What gets lost in translation

The transition is not without trade-offs. Proof-of-work's security is grounded in physics — the thermodynamic cost of computation. Proof-of-stake's security is grounded in economics — the game-theoretic assumption that validators will act rationally to protect their capital. This makes proof-of-stake systems more complex, with elaborate slashing conditions, validator rotation schemes, and finality mechanisms designed to prevent various attack vectors.
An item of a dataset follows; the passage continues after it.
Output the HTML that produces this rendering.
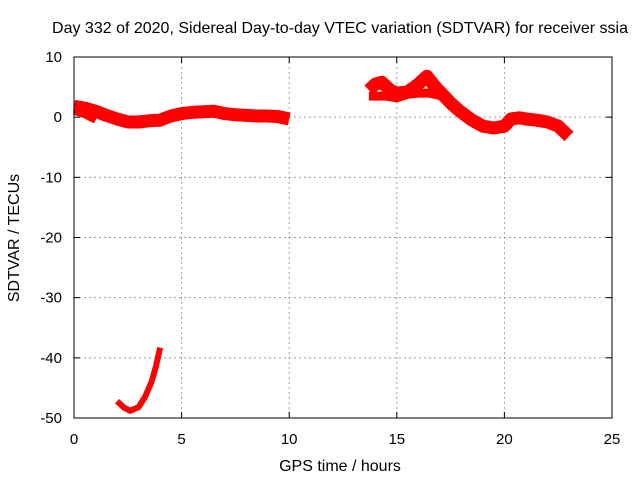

There is also the question of long-range attacks, where an adversary acquires old private keys and attempts to rewrite history from a point before their stake was slashed. Proof-of-work makes this computationally prohibitive; proof-of-stake requires additional mechanisms like checkpointing or weak subjectivity assumptions. These are solvable problems, but they add layers of complexity that purists find philosophically unsatisfying.

Our take

Proof-of-stake is not a simple upgrade; it is a different answer to the same question. Proof-of-work says: trust physics. Proof-of-stake says: trust incentives. Both are bets on what makes systems secure at scale. The environmental benefits of proof-of-stake are real and significant, but framing the debate purely around energy consumption misses the deeper shift. Blockchains are increasingly secured not by the work computers do, but by the wealth their participants are willing to risk. Whether that makes them more or less trustworthy depends entirely on how much you trust money to behave.